UIT-ViSFD

Author: Luong Luc Phan et al., 2021
Institute: University of Information Technology-VNUHCM, Vietnam
Email: 18521073@gm.uit.edu.vn
Link paper: link
Please cite to the following conference when using the dataset:

  @InProceedings{10.1007/978-3-030-82147-0_53,
  author="Luc Phan, Luong
  and Huynh Pham, Phuc
  and Thi-Thanh Nguyen, Kim
  and Khai Huynh, Sieu
  and Thi Nguyen, Tham
  and Thanh Nguyen, Luan
  and Van Huynh, Tin
  and Van Nguyen, Kiet",
  editor="Qiu, Han
  and Zhang, Cheng
  and Fei, Zongming
  and Qiu, Meikang
  and Kung, Sun-Yuan",
  title="SA2SL: From Aspect-Based Sentiment Analysis to Social Listening System for Business Intelligence",
  booktitle="Knowledge Science, Engineering and Management ",
  year="2021",
  publisher="Springer International Publishing",
  address="Cham",
  pages="647--658",
  abstract="In this paper, we present a process of building a social listening system based on aspect-based sentiment analysis in Vietnamese, from creating a dataset to building a real application.
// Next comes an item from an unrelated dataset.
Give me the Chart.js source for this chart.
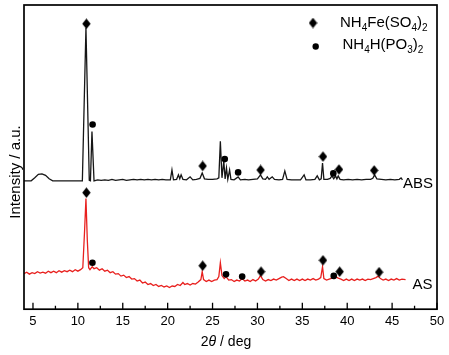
<!DOCTYPE html>
<html><head><meta charset="utf-8">
<script src="https://cdn.jsdelivr.net/npm/chart.js@4/dist/chart.umd.min.js"></script>
<style>html,body{margin:0;padding:0;background:#fff;overflow:hidden}</style>
</head><body>
<canvas id="c" width="449" height="355"></canvas>
<script>
// ---------- data (2θ in degrees, intensity in arbitrary units, ABS trace offset upward) ----------
const xTickValues = [5,10,15,20,25,30,35,40,45,50];
const xMinorTickValues = [7.5,12.5,17.5,22.5,27.5,32.5,37.5,42.5,47.5];

const absPattern = [
[4.0,130],[4.8,130],[5.2,133],[5.6,136.5],[6.0,137],[6.4,135.5],[6.8,132],[7.2,130],[7.6,130],[10.0,130],[10.5,130],
[10.9,285],[11.27,130.5],[11.4,130],[11.57,180],[11.8,130],[12.2,131],[12.6,130.5],[13.0,131],[13.4,130.5],[13.8,131.5],
[14.2,130.5],[14.6,131],[15.0,131.5],[15.4,130.5],[15.8,131],[16.2,131.5],[16.6,131],[17.0,131.5],[17.4,131],[17.8,131.5],
[18.2,131],[18.6,131.5],[19.0,131],[19.4,131.5],[19.8,131],[20.3,131],[20.48,141],[20.65,131],[21.0,131.5],[21.2,136],
[21.35,132],[21.5,136],[21.7,131.5],[22.1,131],[22.5,134],[22.8,131],[23.2,131.5],[23.6,132.5],[23.85,138],[24.1,132],
[24.5,131.5],[25.0,131.5],[25.5,132],[25.7,133],[25.87,170],[26.05,133],[26.25,150],[26.4,132],[26.55,143],[26.7,131.5],
[26.9,141],[27.05,131.5],[27.4,131],[27.85,134],[28.1,131],[28.6,131.5],[29.0,131],[29.5,131.5],[30.0,132],[30.34,136],
[30.6,132],[30.9,131.5],[31.1,134],[31.3,131.5],[31.65,134],[31.9,131.5],[32.4,131],[32.8,131.5],[33.05,140],[33.3,131.5],
[33.8,131],[34.3,131],[34.8,131],[35.2,136],[35.4,131],[35.9,131],[36.4,131.5],[36.66,135],[36.9,131],[37.1,132],
[37.25,148],[37.4,131.5],[37.8,131.5],[38.1,132.5],[38.3,135],[38.5,132],[38.7,135],[38.85,132],[39.0,135],[39.2,131.5],
[39.6,131],[40.1,131.5],[40.6,131],[41.1,131.5],[41.6,131],[42.1,131.5],[42.6,131.5],[42.85,132.5],[43.05,136],[43.3,132],
[43.8,131.5],[44.3,131],[44.8,131.5],[45.3,131],[45.8,131.5],[46.0,133],[46.15,131]
];

const asPattern = [
[4.0,36],[4.3,37.5],[4.6,35.5],[4.9,37],[5.2,36],[5.5,38],[5.8,36.5],[6.1,37.5],[6.4,36.5],[6.7,38.5],[7.0,37],[7.3,38.5],
[7.6,37],[7.9,39],[8.2,37.5],[8.5,39],[8.8,38],[9.1,39.5],[9.4,38],[9.7,40],[10.0,38.5],[10.3,40],[10.55,42],[10.75,80],
[10.9,112],[11.05,70],[11.2,42],[11.35,40],[11.6,43],[11.8,41],[12.1,42],[12.4,39.5],[12.7,41],[13.0,38.5],[13.3,39.5],
[13.6,37],[13.9,38],[14.2,35.5],[14.5,36],[14.8,33.5],[15.1,34.5],[15.4,32],[15.7,33],[16.0,30.5],[16.3,31],[16.6,28.5],
[16.9,29.5],[17.2,26.5],[17.5,27.5],[17.8,25],[18.1,26],[18.4,24],[18.7,25],[19.0,23],[19.3,24],[19.6,22.5],[19.9,23.5],
[20.2,22],[20.5,23.5],[20.8,23],[21.1,25],[21.4,24],[21.7,27],[21.9,25],[22.2,26],[22.5,24.5],[22.8,26],[23.1,25.5],
[23.4,27.5],[23.7,30],[23.85,38],[24.0,30],[24.3,28],[24.6,29.5],[24.9,28],[25.2,29.5],[25.5,30],[25.7,33],[25.87,47],
[26.05,34],[26.3,31],[26.5,33],[26.8,29.5],[27.1,30],[27.4,28],[27.7,29.5],[28.0,28.5],[28.3,31],[28.6,28.5],[28.9,29.5],
[29.2,28],[29.5,30],[29.8,28.5],[30.1,30.5],[30.34,34],[30.6,30],[30.9,28.5],[31.2,30],[31.5,29],[31.8,30.5],[32.1,29.5],
[32.4,31],[32.7,32.5],[32.9,33],[33.2,31],[33.5,29],[33.8,30.5],[34.1,29],[34.4,30.5],[34.7,29],[35.0,30.5],[35.3,29],
[35.6,30.5],[35.9,29.5],[36.2,31],[36.5,29.5],[36.8,30.5],[37.05,32],[37.25,43],[37.4,31],[37.7,29.5],[38.0,30.5],
[38.3,31.5],[38.55,31],[38.7,33],[39.0,31.5],[39.3,30.5],[39.6,29],[39.9,30.5],[40.2,29],[40.5,30.5],[40.8,29],[41.1,30.5],
[41.4,29.5],[41.7,30.5],[42.0,29],[42.3,30.5],[42.6,30],[42.9,31],[43.2,32],[43.45,33.5],[43.7,31],[44.0,29.5],[44.3,30.5],
[44.6,29],[44.9,30.5],[45.2,29.5],[45.5,31],[45.8,29.5],[46.1,30.5],[46.5,30]
];

// phase markers: diamonds = NH4Fe(SO4)2, circles = NH4H(PO3)2
const sulfateMarksABS = [[10.95,289],[23.9,145],[30.35,141],[37.3,154.5],[39.08,141.5],[43.0,140.5]];
const phosphateMarksABS = [[11.64,187],[26.36,152],[27.85,138.5],[38.45,137.5]];
const sulfateMarksAS = [[10.95,118],[23.9,44],[30.4,38],[37.3,49.5],[39.16,38],[43.55,37.5]];
const phosphateMarksAS = [[11.62,47],[26.5,35.3],[28.3,33],[38.5,33.7]];

const legendLabels = ['NH4Fe(SO4)2','NH4H(PO3)2'];
const seriesLabels = ['ABS','AS'];
const xTitleParts = ['2','θ',' / deg'];
const yTitle = 'Intensity / a.u.';

// ---------- drawing ----------
const FONT = "Arial, 'Liberation Sans', sans-serif";
const pts = arr => arr.map(([x,y]) => ({x, y}));

const diamondImg = (() => {
  const c = document.createElement('canvas'); c.width = 9; c.height = 11;
  const g = c.getContext('2d'); g.fillStyle = '#000';
  g.beginPath(); g.moveTo(4.5,0.3); g.lineTo(8.7,5.5); g.lineTo(4.5,10.7); g.lineTo(0.3,5.5); g.closePath(); g.fill();
  return c;
})();

function drawFormula(ctx, str, x, y, size) {
  let cx = x;
  for (const ch of str) {
    const sub = /\d/.test(ch);
    ctx.font = (sub ? Math.round(size*0.66) : size) + 'px ' + FONT;
    ctx.fillText(ch, cx, y + (sub ? size*0.28 : 0));
    cx += ctx.measureText(ch).width;
  }
}

const decor = {
  id: 'decor',
  afterDraw(chart) {
    const {ctx, chartArea: a, scales: {x}} = chart;
    ctx.save();
    ctx.strokeStyle = '#000'; ctx.lineWidth = 1.7;
    ctx.strokeRect(a.left, a.top, a.right - a.left, a.bottom - a.top);
    ctx.lineWidth = 1.3;
    ctx.beginPath();
    xTickValues.forEach(v => { const p = x.getPixelForValue(v); ctx.moveTo(p, a.bottom); ctx.lineTo(p, a.bottom - 6.5); });
    xMinorTickValues.forEach(v => { const p = x.getPixelForValue(v); ctx.moveTo(p, a.bottom); ctx.lineTo(p, a.bottom - 3.5); });
    ctx.stroke();

    ctx.fillStyle = '#000';
    ctx.textBaseline = 'alphabetic';
    // x title with italic theta
    ctx.font = '14px ' + FONT;
    const w0 = ctx.measureText(xTitleParts[0]).width;
    ctx.font = 'italic 14px ' + FONT;
    const w1 = ctx.measureText(xTitleParts[1]).width;
    ctx.font = '14px ' + FONT;
    const w2 = ctx.measureText(xTitleParts[2]).width;
    let tx = 226 - (w0 + w1 + w2) / 2;
    ctx.textAlign = 'left';
    ctx.fillText(xTitleParts[0], tx, 346); tx += w0;
    ctx.font = 'italic 14px ' + FONT; ctx.fillText(xTitleParts[1], tx, 346); tx += w1;
    ctx.font = '14px ' + FONT; ctx.fillText(xTitleParts[2], tx, 346);

    // y title
    ctx.save();
    ctx.translate(20, 172); ctx.rotate(-Math.PI/2);
    ctx.textAlign = 'center'; ctx.font = '15px ' + FONT;
    ctx.fillText(yTitle, 0, 0);
    ctx.restore();

    // series labels
    ctx.font = '15px ' + FONT; ctx.textAlign = 'left';
    ctx.fillText(seriesLabels[0], 403, 187.5);
    ctx.fillText(seriesLabels[1], 412.5, 289);

    // legend
    ctx.drawImage(diamondImg, 313 - 4.5, 23 - 5.5);
    ctx.beginPath(); ctx.arc(315.7, 46.5, 3.2, 0, Math.PI*2); ctx.fill();
    drawFormula(ctx, legendLabels[0], 340, 27, 15);
    drawFormula(ctx, legendLabels[1], 342.5, 49, 15);
    ctx.restore();
  }
};

new Chart(document.getElementById('c'), {
  type: 'scatter',
  data: {
    datasets: [
      {label:'sABS', data: pts(sulfateMarksABS), pointStyle: diamondImg, pointRadius: 5, backgroundColor:'#000', borderWidth:0},
      {label:'pABS', data: pts(phosphateMarksABS), pointStyle: 'circle', pointRadius: 3.3, backgroundColor:'#000', borderWidth:0},
      {label:'sAS', data: pts(sulfateMarksAS), pointStyle: diamondImg, pointRadius: 5, backgroundColor:'#000', borderWidth:0},
      {label:'pAS', data: pts(phosphateMarksAS), pointStyle: 'circle', pointRadius: 3.3, backgroundColor:'#000', borderWidth:0},
      {label:seriesLabels[0], data: pts(absPattern), showLine: true, borderColor:'#161616', borderWidth: 1.3, pointRadius: 0, tension: 0},
      {label:seriesLabels[1], data: pts(asPattern), showLine: true, borderColor:'#e8201e', borderWidth: 1.3, pointRadius: 0, tension: 0}
    ]
  },
  options: {
    responsive: false, animation: false, devicePixelRatio: 1,
    layout: {padding: {left: 24, top: 5, right: 12, bottom: 22.2}},
    plugins: {legend: {display: false}, tooltip: {enabled: false}},
    scales: {
      x: {
        type: 'linear', min: 4, max: 50,
        afterBuildTicks: s => { s.ticks = xTickValues.map(v => ({value: v})); },
        ticks: {font: {family: FONT, size: 13}, color: '#000', padding: 4, maxRotation: 0, autoSkip: false},
        grid: {display: false, drawTicks: false},
        border: {display: false}
      },
      y: {type: 'linear', min: 0, max: 308, display: false}
    }
  },
  plugins: [decor]
});
</script>
</body></html>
Firstly, we create UIT-ViSFD, a Vietnamese Smartphone Feedback Dataset, as a new benchmark dataset built based on a strict annotation scheme for evaluating aspect-based sentiment analysis, consisting of 11,122 human-annotated comments for mobile e-commerce, which is freely available for research purposes. We also present a proposed approach based on the Bi-LSTM architecture with the fastText word embeddings for the Vietnamese aspect-based sentiment task. Our experiments show that our approach achieves the best performances (in F1-score) of 84.48{\%} for the aspect task and 63.06{\%} for the sentiment task, which performs several conventional machine learning and deep learning systems. Lastly, we build SA2SL, a social listening system based on the best performance model on our dataset, which will inspire more social listening systems in the future.",
  isbn="978-3-030-82147-0"
  }

If any company utilizes the dataset for commercial purposes, please contact us via email: 18521073@gm.uit.edu.vn.

Data Information:

We crawl textual feedback from customers about smartphones on a large e-commerce website in Vietnam. The label of the dataset is ten aspects and three polarities. Please read the guidelines in the paper for more information. We randomly divide the dataset into three sets:

  • Train: 7,786.
  • Dev: 1,112.
  • Test: 2,224.

Attribute Information:

The dataset consists of 11,122 comments, including of four features:

  • comment: Commentary content.
  • n_star: The user evaluates the smartphone's star.
  • data_time: The date and time the comment was posted.
  • label: Label of comment.
    All samples are in text format. No tokenization has been applied. Users of this dataset are free to use whatever sentence representation they choose.